_SHORT EXERCISE_
Pictures stay out. Extract the lines below from the first one through the line with "import pandas as pd", both included.

## Begin SOURCE DATA

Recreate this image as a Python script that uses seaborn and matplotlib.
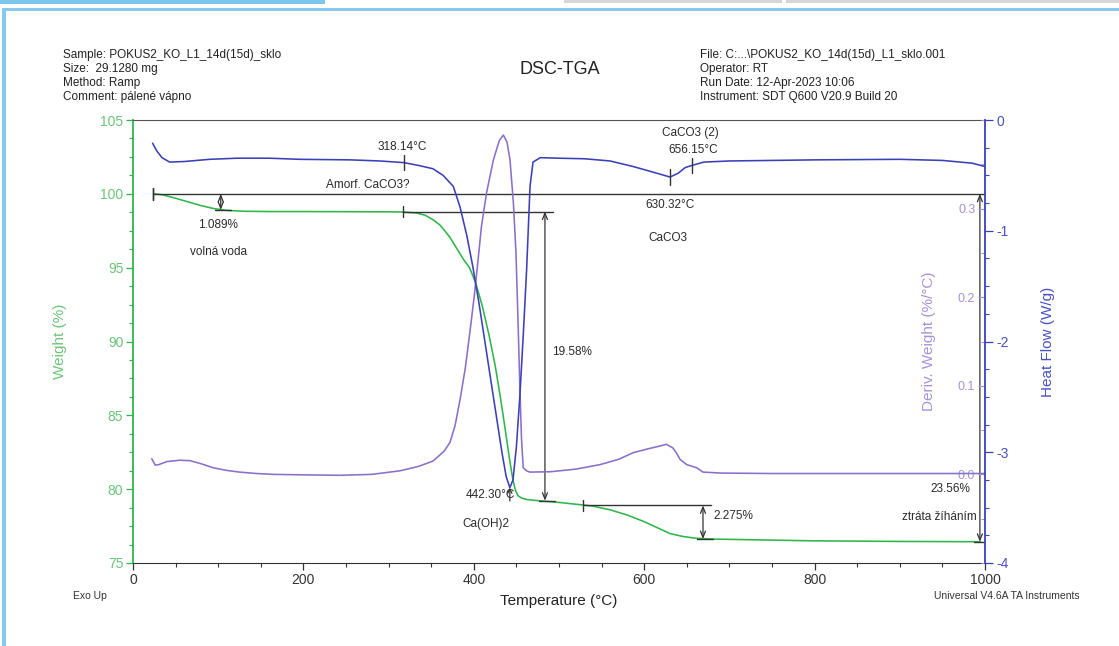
import matplotlib
matplotlib.use("Agg")
import matplotlib.pyplot as plt
from matplotlib.patches import Rectangle
from matplotlib.ticker import MultipleLocator, FixedLocator
import seaborn as sns
import pandas as pd

# ---- TGA weight (%) vs temperature (°C)
weight_temp = [25, 35, 50, 65, 80, 95, 110, 130, 160, 200, 250, 300, 317, 333, 343,
               352, 360, 366, 372, 380, 388, 395, 402, 410, 418, 425, 431, 437, 442,
               446, 449, 452, 456, 462, 470, 485, 500, 520, 540, 560, 580, 600, 615,
               630, 645, 660, 680, 700, 750, 800, 850, 900, 950, 995]
weight_pct = [100.0, 99.93, 99.7, 99.45, 99.2, 99.0, 98.88, 98.82, 98.8, 98.8, 98.79,
              98.78, 98.77, 98.7, 98.55, 98.25, 97.9, 97.5, 97.05, 96.3, 95.55, 95.0,
              94.0, 92.4, 90.4, 88.4, 86.3, 84.0, 82.0, 80.6, 79.9, 79.55, 79.4, 79.3,
              79.25, 79.18, 79.1, 78.98, 78.85, 78.6, 78.25, 77.8, 77.4, 77.0, 76.8,
              76.68, 76.62, 76.6, 76.55, 76.5, 76.48, 76.46, 76.45, 76.44]

# ---- DTG derivative weight (%/°C)
deriv_temp = [22, 26, 30, 40, 55, 67, 80, 94, 110, 125, 145, 165, 200, 243, 280, 313,
              335, 352, 365, 372, 378, 384, 390, 396, 401, 405, 409, 415, 423, 430,
              434.7, 439, 442.5, 446.5, 449.5, 452, 454, 456, 458, 462, 466, 490, 520,
              548, 570, 587, 605, 618.5, 626, 633.5, 638, 642, 650, 661.5, 669, 690,
              750, 850, 950, 1000]
deriv_val = [0.0177, 0.0105, 0.011, 0.0145, 0.016, 0.0155, 0.012, 0.0075, 0.0045,
             0.0026, 0.001, 0.0, -0.0005, -0.001, 0.0, 0.004, 0.009, 0.015, 0.026,
             0.036, 0.055, 0.085, 0.12, 0.165, 0.205, 0.242, 0.28, 0.318, 0.355,
             0.377, 0.383, 0.375, 0.355, 0.306, 0.25, 0.17, 0.10, 0.04, 0.0075, 0.004,
             0.0026, 0.003, 0.006, 0.011, 0.017, 0.0245, 0.029, 0.032, 0.034, 0.030,
             0.024, 0.017, 0.011, 0.0075, 0.0026, 0.0015, 0.001, 0.001, 0.001, 0.001]

# ---- DSC heat flow (W/g)
heat_temp = [23, 28, 34, 43, 60, 90, 122, 160, 196, 255, 290, 318.14, 335, 352, 364,
             376, 384, 392, 399, 406, 413, 420, 427, 433, 438, 442.3, 446, 450, 454,
             458, 462, 466, 469.5, 478, 500, 530, 560, 587, 610, 630.32, 640, 648,
             656.15, 670, 700, 800, 900, 950, 985, 1000]
heat_flow = [-0.21, -0.28, -0.34, -0.38, -0.375, -0.355, -0.345, -0.345, -0.355,
             -0.36, -0.37, -0.385, -0.41, -0.44, -0.50, -0.60, -0.79, -1.05, -1.33,
             -1.65, -2.0, -2.35, -2.7, -3.0, -3.22, -3.32, -3.25, -2.95, -2.5, -1.95,
             -1.35, -0.60, -0.38, -0.34, -0.345, -0.35, -0.37, -0.42, -0.47, -0.515,
             -0.48, -0.43, -0.41, -0.38, -0.37, -0.36, -0.355, -0.365, -0.39, -0.42]

# ---- step analyses: (start T, arrow T, end T, top %, loss %)
steps = [
    (23.5, 103.0, 0, 100.0, 1.089),
    (317.0, 483.5, 493.0, 98.8, 19.58),
    (528.0, 669.0, 678.0, 78.9, 2.275),
    (23.5, 994.0, 1000.0, 100.0, 23.56),
]
step_labels = ["1.089%", "19.58%", "2.275%", "23.56%"]

peak_marks = [318.14, 630.32, 656.15]
peak_labels = ["318.14°C", "630.32°C", "656.15°C"]
min_mark = 442.30

x_ticks = [0, 200, 400, 600, 800, 1000]
weight_ticks = [75, 80, 85, 90, 95, 100, 105]
deriv_ticks = [0.0, 0.1, 0.2, 0.3]
heat_ticks = [-4, -3, -2, -1, 0]

GREEN = "#2fb64a"
GREEN_TXT = "#6cc47a"
PURPLE = "#8a6fcb"
PURPLE_TXT = "#a493d6"
BLUE = "#3b40b8"
BLUE_TXT = "#4a50c4"
INK = "#333333"

sns.set_style("white")
plt.rcParams["font.family"] = ["Liberation Sans", "DejaVu Sans"]

W, H = 1119, 646
fig = plt.figure(figsize=(W / 100, H / 100), dpi=100)


def fx(px):
    return px / W


def fy(py):
    return 1 - py / H


# page decorations
fig.add_artist(Rectangle((0, fy(4)), fx(325), 4 / H, transform=fig.transFigure,
                         color="#7cc6ec", lw=0))
fig.add_artist(Rectangle((fx(564), fy(3)), fx(218), 3 / H, transform=fig.transFigure,
                         color="#d6d6d6", lw=0))
fig.add_artist(Rectangle((fx(786), fy(3)), fx(333), 3 / H, transform=fig.transFigure,
                         color="#d6d6d6", lw=0))
fig.add_artist(Rectangle((fx(2), fy(11)), fx(1117), 3 / H, transform=fig.transFigure,
                         color="#86c9ee", lw=0))
fig.add_artist(Rectangle((fx(2), 0), fx(4), fy(11), transform=fig.transFigure,
                         color="#86c9ee", lw=0))

ax = fig.add_axes([fx(133), fy(563), fx(985 - 133), (563 - 120) / H])
ax2 = ax.twinx()
ax3 = ax.twinx()

df_w = pd.DataFrame({"T": weight_temp, "W": weight_pct})
df_d = pd.DataFrame({"T": deriv_temp, "D": deriv_val})
df_h = pd.DataFrame({"T": heat_temp, "HF": heat_flow})

sns.lineplot(data=df_w, x="T", y="W", ax=ax, color=GREEN, lw=1.15, estimator=None)
sns.lineplot(data=df_d, x="T", y="D", ax=ax2, color=PURPLE, lw=1.15, estimator=None)
sns.lineplot(data=df_h, x="T", y="HF", ax=ax3, color=BLUE, lw=1.15, estimator=None)

# weight axis (left)
ax.set_xlim(0, 1000)
ax.set_ylim(75, 105)
ax.xaxis.set_major_locator(FixedLocator(x_ticks))
ax.xaxis.set_minor_locator(MultipleLocator(50))
ax.yaxis.set_major_locator(FixedLocator(weight_ticks))
ax.yaxis.set_minor_locator(MultipleLocator(1.25))
ax.tick_params(axis="x", which="major", direction="out", length=5, width=0.9,
               colors=INK, labelsize=10, pad=2, bottom=True)
ax.tick_params(axis="x", which="minor", direction="out", length=3, width=0.8,
               colors=INK, bottom=True)
ax.tick_params(axis="y", which="major", direction="out", length=5, width=0.9,
               colors=GREEN, labelcolor=GREEN_TXT, labelsize=10, pad=2, left=True)
ax.tick_params(axis="y", which="minor", direction="out", length=3, width=0.8,
               colors=GREEN, left=True)
ax.set_xlabel("Temperature (°C)", fontsize=11, color="#222222", labelpad=5)
ax.set_ylabel("Weight (%)", fontsize=11, color=GREEN_TXT, labelpad=24)
ax.spines["left"].set_color(GREEN)
ax.spines["left"].set_linewidth(1.3)
ax.spines["bottom"].set_color(INK)
ax.spines["top"].set_color("#555555")
ax.spines["right"].set_visible(False)

# derivative axis, ticks drawn inward from the right edge
ax2.set_ylim(-0.1, 0.4)
for s in ax2.spines.values():
    s.set_visible(False)
ax2.spines["left"].set_position(("axes", 1.0))
ax2.yaxis.set_ticks_position("left")
ax2.yaxis.set_label_position("left")
ax2.yaxis.set_major_locator(FixedLocator(deriv_ticks))
ax2.yaxis.set_minor_locator(MultipleLocator(0.05))
ax2.tick_params(axis="y", which="major", direction="out", length=5, width=0.9,
                colors=PURPLE_TXT, labelsize=9, pad=2)
ax2.tick_params(axis="y", which="minor", direction="out", length=3, width=0.8,
                colors=PURPLE_TXT)
ax2.set_ylabel("Deriv. Weight (%/°C)", fontsize=11, color=PURPLE_TXT, labelpad=16)
ax2.set_xlim(0, 1000)

# heat flow axis (right)
ax3.set_ylim(-4, 0)
for k in ("left", "top", "bottom"):
    ax3.spines[k].set_visible(False)
ax3.spines["right"].set_color(BLUE)
ax3.spines["right"].set_linewidth(1.3)
ax3.yaxis.set_major_locator(FixedLocator(heat_ticks))
ax3.yaxis.set_minor_locator(MultipleLocator(0.25))
ax3.tick_params(axis="y", which="major", direction="out", length=6, width=0.9,
                colors=BLUE, labelcolor=BLUE_TXT, labelsize=10, pad=2, right=True)
ax3.tick_params(axis="y", which="minor", direction="out", length=3, width=0.8,
                colors=BLUE, right=True)
ax3.set_yticklabels([f"{t:d}" for t in heat_ticks])
ax3.set_ylabel("Heat Flow (W/g)", fontsize=11, color=BLUE_TXT, labelpad=23)
ax3.set_xlim(0, 1000)

for a in (ax, ax2, ax3):
    a.set_facecolor("none")

# step analyses on the weight curve
ann_kw = dict(color=INK, lw=1.0)
arrow_kw = dict(arrowstyle="<->,head_length=0.45,head_width=0.18", color=INK, lw=0.9,
                shrinkA=0, shrinkB=0)
for (t0, ta, t1, top, loss) in steps:
    bottom = top - loss
    if t1 > 0:
        ax.plot([t0, t1], [top, top], **ann_kw, zorder=5)
    ax.plot([t0, t0], [top - 0.4, top + 0.4], **ann_kw, zorder=5)
    ax.annotate("", xy=(ta, bottom), xytext=(ta, top), arrowprops=arrow_kw, zorder=5)
    ax.plot([ta - 7, ta + 12], [bottom, bottom], **ann_kw, zorder=5)

# peak markers on heat flow curve
hf_at = dict(zip(heat_temp, heat_flow))
for t in peak_marks:
    v = hf_at[t]
    ax3.plot([t, t], [v - 0.07, v + 0.07], color=INK, lw=1.0, zorder=6)
vmin = hf_at[min_mark]
ax3.annotate("", xy=(min_mark, vmin), xytext=(min_mark, vmin - 0.12),
             arrowprops=dict(arrowstyle="->,head_length=0.3,head_width=0.15",
                             color=INK, lw=0.9, shrinkA=0, shrinkB=0), zorder=6)

# annotation texts (weight-axis coordinates)
tk = dict(fontsize=8.5, color="#2a2a2a", ha="center", va="center", zorder=7)
ax.text(316, 103.17, peak_labels[0], **tk)
ax.text(275, 100.6, "Amorf. CaCO3?", **tk)
ax.text(100, 97.89, step_labels[0], **tk)
ax.text(100, 96.06, "volná voda", **tk)
ax.text(419, 79.6, "442.30°C", **tk)
ax.text(414, 77.64, "Ca(OH)2", **tk)
ax.text(515, 89.29, step_labels[1], **tk)
ax.text(705, 78.18, step_labels[2], **tk)
ax.text(654, 104.12, "CaCO3 (2)", **tk)
ax.text(657, 102.97, peak_labels[2], **tk)
ax.text(630, 99.24, peak_labels[1], **tk)
ax.text(628, 97.0, "CaCO3", **tk)
ax.text(959, 80.0, step_labels[3], **tk)
ax.text(947, 78.1, "ztráta žíháním", **tk)

# header block
hk = dict(fontsize=8.5, color="#222222", ha="left", va="center")
for i, s in enumerate(["Sample: POKUS2_KO_L1_14d(15d)_sklo", "Size:  29.1280 mg",
                       "Method: Ramp", "Comment: pálené vápno"]):
    fig.text(fx(63), fy(55 + 14 * i), s, **hk)
for i, s in enumerate(["File: C:...\\POKUS2_KO_14d(15d)_L1_sklo.001", "Operator: RT",
                       "Run Date: 12-Apr-2023 10:06",
                       "Instrument: SDT Q600 V20.9 Build 20"]):
    fig.text(fx(700), fy(55 + 14 * i), s, **hk)
fig.text(fx(560), fy(69), "DSC-TGA", fontsize=13, color="#222222", ha="center",
         va="center")
fig.text(fx(90), fy(596), "Exo Up", fontsize=7.5, color="#333333", ha="center",
         va="center")
fig.text(fx(1007), fy(596), "Universal V4.6A TA Instruments", fontsize=7.5,
         color="#333333", ha="center", va="center")

fig.savefig("out.png", dpi=100, facecolor="white")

## End SOURCE DATA

_WORKED SOLUTION_
Recreate this image as a Python script that uses seaborn and matplotlib.
import matplotlib
matplotlib.use("Agg")
import matplotlib.pyplot as plt
from matplotlib.patches import Rectangle
from matplotlib.ticker import MultipleLocator, FixedLocator
import seaborn as sns
import pandas as pd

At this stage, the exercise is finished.